Definition
A cockpit instrument that displays computed steering commands to the pilot, showing the pitch and bank attitude required to follow a selected flight path. It combines an attitude indicator with movable command bars (or a single cue) driven by a flight director computer, which processes inputs such as heading, course, glideslope, and altitude. The pilot flies the aircraft to keep the symbolic aircraft aligned with the command bars, either manually or by coupling the autopilot to the same commands.
Plain English
An instrument that shows the pilot exactly how to pitch and bank the airplane to fly a chosen path. Instead of working out the corrections in their head, the pilot simply matches the airplane symbol to the moving guide bars on the display.
Context Anchor
Seen on the instrument panel, especially in instrument flying, approaches, departures, and autopilot or flight director use.
Derivation
From 'flight director' (a system that directs the flight) plus 'indicator' (the part that shows the information to the pilot).

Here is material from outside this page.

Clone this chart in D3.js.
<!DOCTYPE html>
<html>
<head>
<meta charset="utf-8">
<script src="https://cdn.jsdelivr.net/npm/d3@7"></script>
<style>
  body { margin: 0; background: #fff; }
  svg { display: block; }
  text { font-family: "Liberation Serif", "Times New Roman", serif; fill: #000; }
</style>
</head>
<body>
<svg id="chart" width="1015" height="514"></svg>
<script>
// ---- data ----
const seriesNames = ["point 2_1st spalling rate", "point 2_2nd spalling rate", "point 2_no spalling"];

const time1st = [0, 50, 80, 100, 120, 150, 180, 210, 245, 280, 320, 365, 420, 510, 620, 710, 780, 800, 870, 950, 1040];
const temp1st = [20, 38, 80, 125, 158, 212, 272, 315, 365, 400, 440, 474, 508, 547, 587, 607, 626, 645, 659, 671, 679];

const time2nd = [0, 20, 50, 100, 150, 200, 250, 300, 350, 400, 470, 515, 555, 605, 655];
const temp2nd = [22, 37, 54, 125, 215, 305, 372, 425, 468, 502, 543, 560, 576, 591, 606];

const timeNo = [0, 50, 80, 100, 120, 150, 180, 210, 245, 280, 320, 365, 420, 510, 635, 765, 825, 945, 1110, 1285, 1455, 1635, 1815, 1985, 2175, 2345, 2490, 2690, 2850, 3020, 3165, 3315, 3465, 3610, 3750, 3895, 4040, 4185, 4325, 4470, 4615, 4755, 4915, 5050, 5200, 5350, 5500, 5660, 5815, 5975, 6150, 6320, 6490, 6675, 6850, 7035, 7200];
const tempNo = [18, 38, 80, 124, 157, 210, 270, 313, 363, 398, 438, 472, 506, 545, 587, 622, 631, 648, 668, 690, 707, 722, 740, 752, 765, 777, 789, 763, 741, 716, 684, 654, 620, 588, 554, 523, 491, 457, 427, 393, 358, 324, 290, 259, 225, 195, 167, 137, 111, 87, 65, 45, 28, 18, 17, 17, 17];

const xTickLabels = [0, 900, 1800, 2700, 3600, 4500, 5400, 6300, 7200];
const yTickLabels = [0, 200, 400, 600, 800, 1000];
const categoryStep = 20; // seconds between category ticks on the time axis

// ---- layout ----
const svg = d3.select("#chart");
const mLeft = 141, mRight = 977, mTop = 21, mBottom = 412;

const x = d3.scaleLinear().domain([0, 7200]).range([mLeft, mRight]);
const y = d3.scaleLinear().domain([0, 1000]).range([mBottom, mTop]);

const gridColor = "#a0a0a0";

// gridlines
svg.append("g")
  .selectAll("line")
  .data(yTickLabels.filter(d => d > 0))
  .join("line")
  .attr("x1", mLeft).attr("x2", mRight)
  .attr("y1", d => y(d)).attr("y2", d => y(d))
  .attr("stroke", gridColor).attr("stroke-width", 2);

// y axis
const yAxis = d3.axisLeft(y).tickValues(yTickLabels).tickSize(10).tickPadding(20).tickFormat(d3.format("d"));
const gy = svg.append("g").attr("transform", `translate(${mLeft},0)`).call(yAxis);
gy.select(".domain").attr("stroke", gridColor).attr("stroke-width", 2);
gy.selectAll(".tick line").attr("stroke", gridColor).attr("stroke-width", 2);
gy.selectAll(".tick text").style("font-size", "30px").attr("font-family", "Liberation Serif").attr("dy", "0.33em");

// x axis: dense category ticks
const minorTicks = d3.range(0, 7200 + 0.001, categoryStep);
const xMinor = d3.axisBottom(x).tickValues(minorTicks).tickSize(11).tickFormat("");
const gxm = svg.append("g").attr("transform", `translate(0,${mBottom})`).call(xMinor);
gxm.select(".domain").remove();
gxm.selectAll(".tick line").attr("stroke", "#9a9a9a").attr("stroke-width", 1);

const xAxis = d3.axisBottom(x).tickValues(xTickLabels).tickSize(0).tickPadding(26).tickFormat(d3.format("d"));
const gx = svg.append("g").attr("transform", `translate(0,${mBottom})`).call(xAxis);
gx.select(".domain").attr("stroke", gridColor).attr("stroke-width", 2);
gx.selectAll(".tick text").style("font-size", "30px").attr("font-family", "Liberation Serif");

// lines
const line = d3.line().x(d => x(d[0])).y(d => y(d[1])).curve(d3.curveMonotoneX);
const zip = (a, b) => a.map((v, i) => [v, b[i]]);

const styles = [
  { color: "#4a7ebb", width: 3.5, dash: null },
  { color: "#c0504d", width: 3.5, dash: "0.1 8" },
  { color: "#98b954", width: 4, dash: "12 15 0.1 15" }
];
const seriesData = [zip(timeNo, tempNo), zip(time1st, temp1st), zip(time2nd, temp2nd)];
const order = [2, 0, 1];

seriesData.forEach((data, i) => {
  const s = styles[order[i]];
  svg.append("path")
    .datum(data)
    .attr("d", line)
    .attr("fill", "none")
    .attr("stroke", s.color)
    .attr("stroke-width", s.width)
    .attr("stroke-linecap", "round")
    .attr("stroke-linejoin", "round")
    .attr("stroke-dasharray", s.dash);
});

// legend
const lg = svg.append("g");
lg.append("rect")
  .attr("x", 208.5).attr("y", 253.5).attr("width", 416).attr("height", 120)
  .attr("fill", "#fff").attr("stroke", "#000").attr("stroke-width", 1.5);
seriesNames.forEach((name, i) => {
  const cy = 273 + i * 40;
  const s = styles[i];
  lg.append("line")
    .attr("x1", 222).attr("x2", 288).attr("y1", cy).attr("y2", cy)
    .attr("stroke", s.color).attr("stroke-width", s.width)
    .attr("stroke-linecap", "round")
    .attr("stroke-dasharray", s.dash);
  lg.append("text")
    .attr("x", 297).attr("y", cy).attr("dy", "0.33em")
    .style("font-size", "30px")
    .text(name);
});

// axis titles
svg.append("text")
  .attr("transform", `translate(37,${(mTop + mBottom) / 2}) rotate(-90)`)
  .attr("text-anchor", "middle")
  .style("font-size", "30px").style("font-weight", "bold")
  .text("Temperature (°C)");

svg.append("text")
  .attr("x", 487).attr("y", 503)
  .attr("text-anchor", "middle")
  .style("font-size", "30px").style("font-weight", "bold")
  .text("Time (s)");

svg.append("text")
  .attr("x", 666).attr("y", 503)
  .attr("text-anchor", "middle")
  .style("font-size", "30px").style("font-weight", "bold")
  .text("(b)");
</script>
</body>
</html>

The name reflects its role: it directs how to fly, and indicates that direction visually.
Why Pilots Care
It reduces pilot workload and improves precision on instrument approaches by turning raw navigation signals into simple fly-to cues.
Intuition Check
Do not assume the Flight Director Indicator is the autopilot. It gives steering guidance; the airplane only follows that guidance if the pilot flies it or the autopilot is engaged to follow it.
Example Sentence 1
On the ILS approach, the pilot followed the flight director indicator down to minimums, keeping the command bars centered.
Example Sentence 2
With the autopilot coupled, the Flight Director Indicator continued to show the commanded turns during the missed approach.